EXERCISE AIM
Images should be left out, and everything else in the listing reproduced exactly.

PROVIDED DATA
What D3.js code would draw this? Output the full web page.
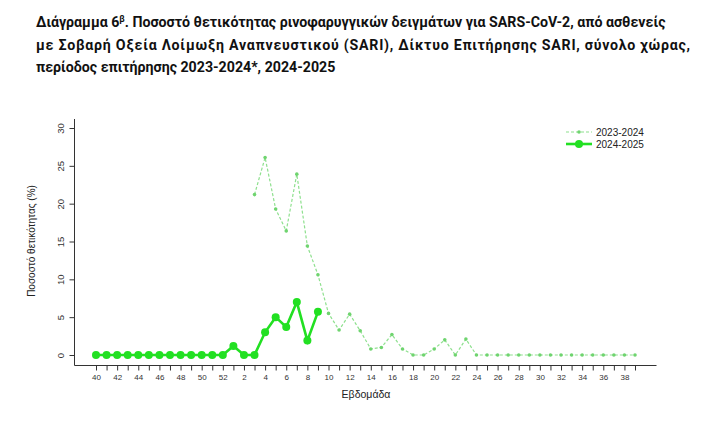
<!DOCTYPE html>
<html><head><meta charset="utf-8">
<script src="https://cdn.jsdelivr.net/npm/d3@7"></script>
<style>body{margin:0;background:#fff}svg{display:block}</style>
</head><body>
<svg id="c" width="728" height="436"></svg>
<script>
const weeks = ["40","41","42","43","44","45","46","47","48","49","50","51","52","1","2","3","4","5","6","7","8","9","10","11","12","13","14","15","16","17","18","19","20","21","22","23","24","25","26","27","28","29","30","31","32","33","34","35","36","37","38","39"];
const tickLabels = ["40","42","44","46","48","50","52","2","4","6","8","10","12","14","16","18","20","22","24","26","28","30","32","34","36","38"];
const yTicks = [0,5,10,15,20,25,30];
const series2324 = [null,null,null,null,null,null,null,null,null,null,null,null,null,null,null,21.2,26.1,19.3,16.4,23.9,14.4,10.6,5.5,3.3,5.4,3.2,0.8,1.0,2.7,0.8,0,0,0.8,2.0,0,2.1,0,0,0,0,0,0,0,0,0,0,0,0,0,0,0,0];
const series2425 = [0,0,0,0,0,0,0,0,0,0,0,0,0,1.2,0,0,3.0,5.0,3.7,7.0,1.9,5.7,null,null,null,null,null,null,null,null,null,null,null,null,null,null,null,null,null,null,null,null,null,null,null,null,null,null,null,null,null,null];
const seriesNames = ["2023-2024","2024-2025"];
const titleLines = ["Διάγραμμα 6","β",". Ποσοστό θετικότητας ρινοφαρυγγικών δειγμάτων για SARS-CoV-2, από ασθενείς","με Σοβαρή Οξεία Λοίμωξη Αναπνευστικού (SARI), Δίκτυο Επιτήρησης SARI, σύνολο χώρας,","περίοδος επιτήρησης 2023-2024*, 2024-2025"];

const svg = d3.select("#c");
const font = "'Liberation Sans', Arial, sans-serif";
const c1 = "#8ee08e", c1p = "#6fd46f", c2 = "#22e022";

// title
const tf = "Roboto, 'Noto Sans', sans-serif";
const tsz = 14.2;
const t1 = svg.append("text").attr("x",36).attr("y",27).attr("font-family",tf).attr("font-weight","bold").attr("font-size",tsz).attr("fill","#111");
t1.append("tspan").text(titleLines[0]);
t1.append("tspan").attr("dy",-5).attr("font-size",9).text(titleLines[1]);
t1.append("tspan").attr("dy",5).text(titleLines[2]);
svg.append("text").attr("x",36).attr("y",50).attr("font-family",tf).attr("font-weight","bold").attr("font-size",tsz).attr("fill","#111")
  .attr("textLength",654).attr("lengthAdjust","spacing").text(titleLines[3]);
svg.append("text").attr("x",36).attr("y",72).attr("font-family",tf).attr("font-weight","bold").attr("font-size",tsz).attr("fill","#111")
  .text(titleLines[4]);

const x = d3.scalePoint().domain(weeks).range([96,635]);
const y = d3.scaleLinear().domain([0,30]).range([355,128]);

// frame (L shape)
svg.append("path").attr("d","M74.5,119V365.5H656.5").attr("fill","none").attr("stroke","#333").attr("stroke-width",1);

// y axis
const ya = svg.append("g").attr("transform","translate(74.5,0)")
  .call(d3.axisLeft(y).tickValues(yTicks).tickSize(5).tickPadding(6));
ya.select(".domain").remove();
ya.selectAll("line").attr("stroke","#333");
ya.selectAll("text").attr("font-family",font).attr("font-size",9.5).attr("fill","#333")
  .attr("x",-14).attr("dy","0.32em").attr("text-anchor","middle").attr("transform","rotate(-90,-14,0)");

// x axis
const xa = svg.append("g").attr("transform","translate(0,365.5)")
  .call(d3.axisBottom(x).tickSize(5).tickPadding(4).tickFormat(d=>tickLabels.includes(d)?d:""));
xa.select(".domain").remove();
xa.selectAll("line").attr("stroke","#333");
xa.selectAll("text").attr("font-family",font).attr("font-size",8).attr("fill","#333");

// axis titles
svg.append("text").attr("x",366).attr("y",398).attr("text-anchor","middle").attr("font-family",font).attr("font-size",10.5).attr("fill","#222").text("Εβδομάδα");
svg.append("text").attr("transform","translate(35,241) rotate(-90)").attr("text-anchor","middle").attr("font-family",font).attr("font-size",10).attr("fill","#222").text("Ποσοστό θετικότητας (%)");

const line = d3.line().defined(d=>d.v!=null).x(d=>x(d.w)).y(d=>y(d.v));
const d1 = weeks.map((w,i)=>({w,v:series2324[i]}));
const d2 = weeks.map((w,i)=>({w,v:series2425[i]}));

svg.append("path").datum(d1).attr("d",line).attr("fill","none").attr("stroke",c1).attr("stroke-width",1.2).attr("stroke-dasharray","3,2");
svg.selectAll(".p1").data(d1.filter(d=>d.v!=null)).enter().append("circle")
  .attr("cx",d=>x(d.w)).attr("cy",d=>y(d.v)).attr("r",1.8).attr("fill",c1p);

svg.append("path").datum(d2).attr("d",line).attr("fill","none").attr("stroke",c2).attr("stroke-width",2.6);
svg.selectAll(".p2").data(d2.filter(d=>d.v!=null)).enter().append("circle")
  .attr("cx",d=>x(d.w)).attr("cy",d=>y(d.v)).attr("r",4).attr("fill",c2);

// legend
const lg = svg.append("g");
lg.append("line").attr("x1",566).attr("x2",592).attr("y1",132).attr("y2",132).attr("stroke",c1).attr("stroke-width",1.2).attr("stroke-dasharray","3,2");
lg.append("circle").attr("cx",579).attr("cy",132).attr("r",1.8).attr("fill",c1p);
lg.append("line").attr("x1",566).attr("x2",592).attr("y1",144).attr("y2",144).attr("stroke",c2).attr("stroke-width",2.6);
lg.append("circle").attr("cx",579).attr("cy",144).attr("r",4).attr("fill",c2);
lg.selectAll(".lt").data(seriesNames).enter().append("text").attr("x",596).attr("y",(d,i)=>132+i*12).attr("dy","0.35em")
  .attr("font-family",font).attr("font-size",10).attr("fill","#222").text(d=>d);
</script>
</body></html>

ANSWER TO THE PROBLEM
What D3.js code would draw this? Output the full web page.
<!DOCTYPE html>
<html><head><meta charset="utf-8">
<script src="https://cdn.jsdelivr.net/npm/d3@7"></script>
<style>body{margin:0;background:#fff}svg{display:block}</style>
</head><body>
<svg id="c" width="728" height="436"></svg>
<script>
const weeks = ["40","41","42","43","44","45","46","47","48","49","50","51","52","1","2","3","4","5","6","7","8","9","10","11","12","13","14","15","16","17","18","19","20","21","22","23","24","25","26","27","28","29","30","31","32","33","34","35","36","37","38","39"];
const tickLabels = ["40","42","44","46","48","50","52","2","4","6","8","10","12","14","16","18","20","22","24","26","28","30","32","34","36","38"];
const yTicks = [0,5,10,15,20,25,30];
const series2324 = [null,null,null,null,null,null,null,null,null,null,null,null,null,null,null,21.2,26.1,19.3,16.4,23.9,14.4,10.6,5.5,3.3,5.4,3.2,0.8,1.0,2.7,0.8,0,0,0.8,2.0,0,2.1,0,0,0,0,0,0,0,0,0,0,0,0,0,0,0,0];
const series2425 = [0,0,0,0,0,0,0,0,0,0,0,0,0,1.2,0,0,3.0,5.0,3.7,7.0,1.9,5.7,null,null,null,null,null,null,null,null,null,null,null,null,null,null,null,null,null,null,null,null,null,null,null,null,null,null,null,null,null,null];
const seriesNames = ["2023-2024","2024-2025"];
const titleLines = ["Διάγραμμα 6","β",". Ποσοστό θετικότητας ρινοφαρυγγικών δειγμάτων για SARS-CoV-2, από ασθενείς","με Σοβαρή Οξεία Λοίμωξη Αναπνευστικού (SARI), Δίκτυο Επιτήρησης SARI, σύνολο χώρας,","περίοδος επιτήρησης 2023-2024*, 2024-2025"];

const svg = d3.select("#c");
const font = "'Liberation Sans', Arial, sans-serif";
const c1 = "#8ee08e", c1p = "#6fd46f", c2 = "#22e022";

// title
const tf = "Roboto, 'Noto Sans', sans-serif";
const tsz = 14.2;
const t1 = svg.append("text").attr("x",36).attr("y",27).attr("font-family",tf).attr("font-weight","bold").attr("font-size",tsz).attr("fill","#111");
t1.append("tspan").text(titleLines[0]);
t1.append("tspan").attr("dy",-5).attr("font-size",9).text(titleLines[1]);
t1.append("tspan").attr("dy",5).text(titleLines[2]);
svg.append("text").attr("x",36).attr("y",50).attr("font-family",tf).attr("font-weight","bold").attr("font-size",tsz).attr("fill","#111")
  .attr("textLength",654).attr("lengthAdjust","spacing").text(titleLines[3]);
svg.append("text").attr("x",36).attr("y",72).attr("font-family",tf).attr("font-weight","bold").attr("font-size",tsz).attr("fill","#111")
  .text(titleLines[4]);

const x = d3.scalePoint().domain(weeks).range([96,635]);
const y = d3.scaleLinear().domain([0,30]).range([355,128]);

// frame (L shape)
svg.append("path").attr("d","M74.5,119V365.5H656.5").attr("fill","none").attr("stroke","#333").attr("stroke-width",1);

// y axis
const ya = svg.append("g").attr("transform","translate(74.5,0)")
  .call(d3.axisLeft(y).tickValues(yTicks).tickSize(5).tickPadding(6));
ya.select(".domain").remove();
ya.selectAll("line").attr("stroke","#333");
ya.selectAll("text").attr("font-family",font).attr("font-size",9.5).attr("fill","#333")
  .attr("x",-14).attr("dy","0.32em").attr("text-anchor","middle").attr("transform","rotate(-90,-14,0)");

// x axis
const xa = svg.append("g").attr("transform","translate(0,365.5)")
  .call(d3.axisBottom(x).tickSize(5).tickPadding(4).tickFormat(d=>tickLabels.includes(d)?d:""));
xa.select(".domain").remove();
xa.selectAll("line").attr("stroke","#333");
xa.selectAll("text").attr("font-family",font).attr("font-size",8).attr("fill","#333");

// axis titles
svg.append("text").attr("x",366).attr("y",398).attr("text-anchor","middle").attr("font-family",font).attr("font-size",10.5).attr("fill","#222").text("Εβδομάδα");
svg.append("text").attr("transform","translate(35,241) rotate(-90)").attr("text-anchor","middle").attr("font-family",font).attr("font-size",10).attr("fill","#222").text("Ποσοστό θετικότητας (%)");

const line = d3.line().defined(d=>d.v!=null).x(d=>x(d.w)).y(d=>y(d.v));
const d1 = weeks.map((w,i)=>({w,v:series2324[i]}));
const d2 = weeks.map((w,i)=>({w,v:series2425[i]}));

svg.append("path").datum(d1).attr("d",line).attr("fill","none").attr("stroke",c1).attr("stroke-width",1.2).attr("stroke-dasharray","3,2");
svg.selectAll(".p1").data(d1.filter(d=>d.v!=null)).enter().append("circle")
  .attr("cx",d=>x(d.w)).attr("cy",d=>y(d.v)).attr("r",1.8).attr("fill",c1p);

svg.append("path").datum(d2).attr("d",line).attr("fill","none").attr("stroke",c2).attr("stroke-width",2.6);
svg.selectAll(".p2").data(d2.filter(d=>d.v!=null)).enter().append("circle")
  .attr("cx",d=>x(d.w)).attr("cy",d=>y(d.v)).attr("r",4).attr("fill",c2);

// legend
const lg = svg.append("g");
lg.append("line").attr("x1",566).attr("x2",592).attr("y1",132).attr("y2",132).attr("stroke",c1).attr("stroke-width",1.2).attr("stroke-dasharray","3,2");
lg.append("circle").attr("cx",579).attr("cy",132).attr("r",1.8).attr("fill",c1p);
lg.append("line").attr("x1",566).attr("x2",592).attr("y1",144).attr("y2",144).attr("stroke",c2).attr("stroke-width",2.6);
lg.append("circle").attr("cx",579).attr("cy",144).attr("r",4).attr("fill",c2);
lg.selectAll(".lt").data(seriesNames).enter().append("text").attr("x",596).attr("y",(d,i)=>132+i*12).attr("dy","0.35em")
  .attr("font-family",font).attr("font-size",10).attr("fill","#222").text(d=>d);
</script>
</body></html>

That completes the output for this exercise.